Some drugs did the trick, others didn’t, and still others gave me some horrific side-effects. I’ve had allergy and cold medicines that gave me kidney and bladder infections. I had the worst stomach pain I’ve ever had after taking the prescription strength Naproxen. I didn’t go to the bathroom for more than a week after taking Hydrocodone. Percocet made me run into walls and have double vision. Several different antibiotics upset my stomach, and one gave me a terrible case of esophageal spasms—I couldn’t even eat! One brand of birth control pills made the blood vessels in my eyes burst and hurt like the dickens. A medicine that I took for over-active bladder actually made it where I couldn’t use the bathroom when I needed to! Seriously, folks—which is worse? My pulmonologist told me I needed to get an eye exam at least every 6 months while I was taking asthma steroids because they cause glaucoma. Thankfully, my eyes are OK, but wow. This is where I began to wonder if being so friendly with medications has been such a good thing for me and my body.
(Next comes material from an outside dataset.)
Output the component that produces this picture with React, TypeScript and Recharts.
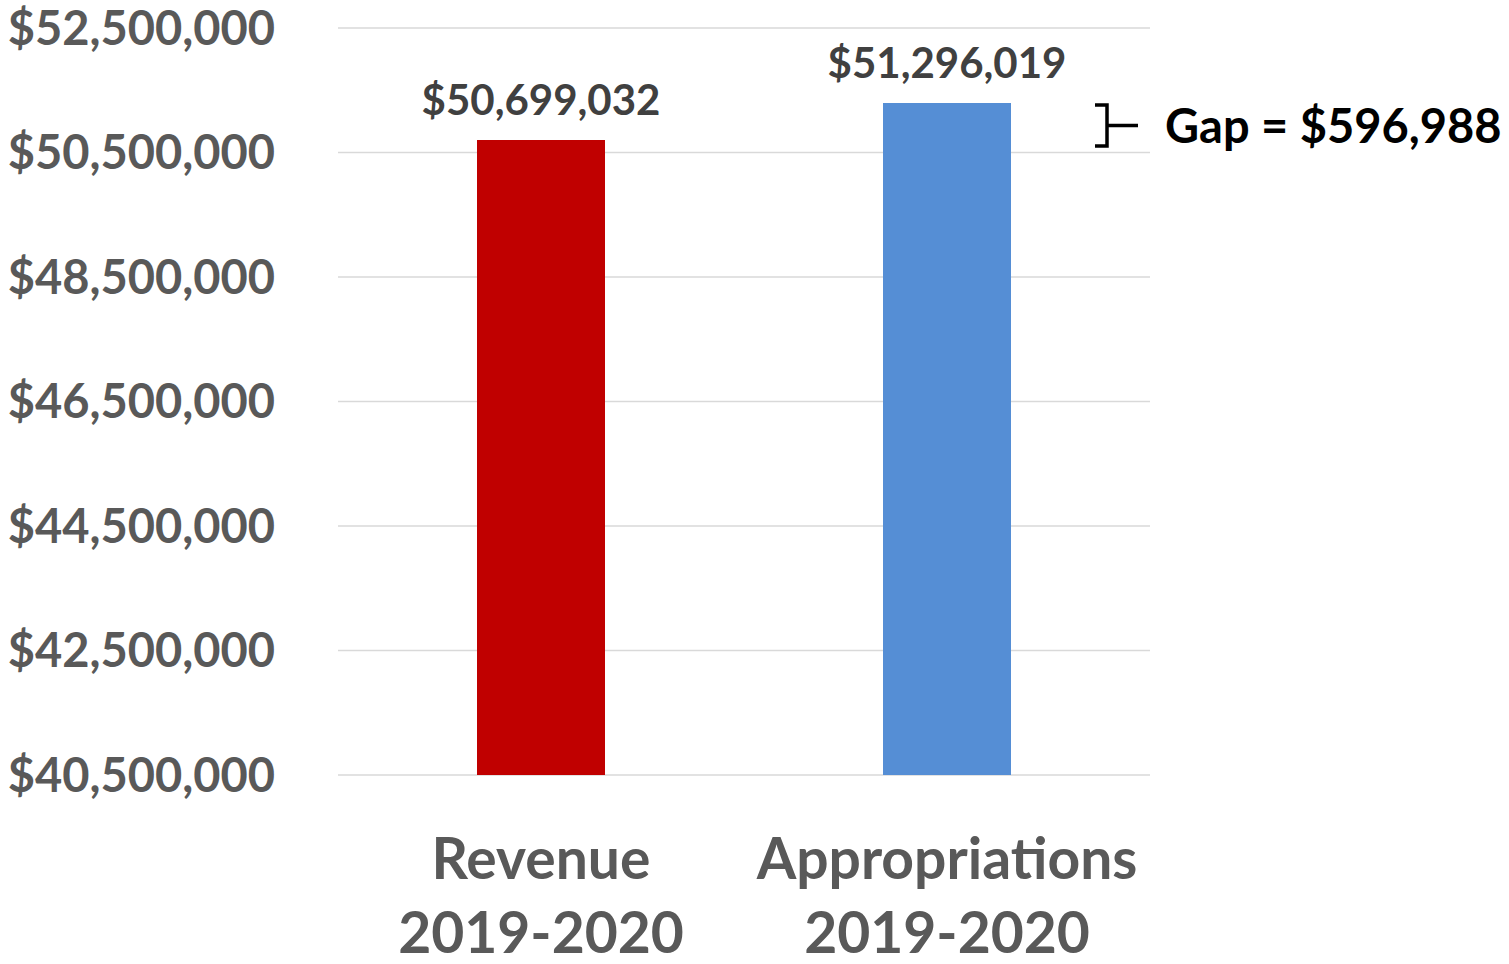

In spite of all the negative side effects I had experienced from so many medications, I continued to rely on pharmaceuticals for my health issues. Quite honestly, I didn’t think I had any other choice. I was dealing with things like thyroid disease, debilitating nasal allergies and asthma, and I had been told that the only way to treat them was by taking drugs for the rest of my life. I was certainly not offered any suggestions as far as alternatives. I didn’t even know there were alternatives out there. It made me sad to think about it, but I resigned myself to be tied to these drugs until I died. I think most people who have chronic health issues have resigned themselves to that same fate with regard to the medications they have been prescribed.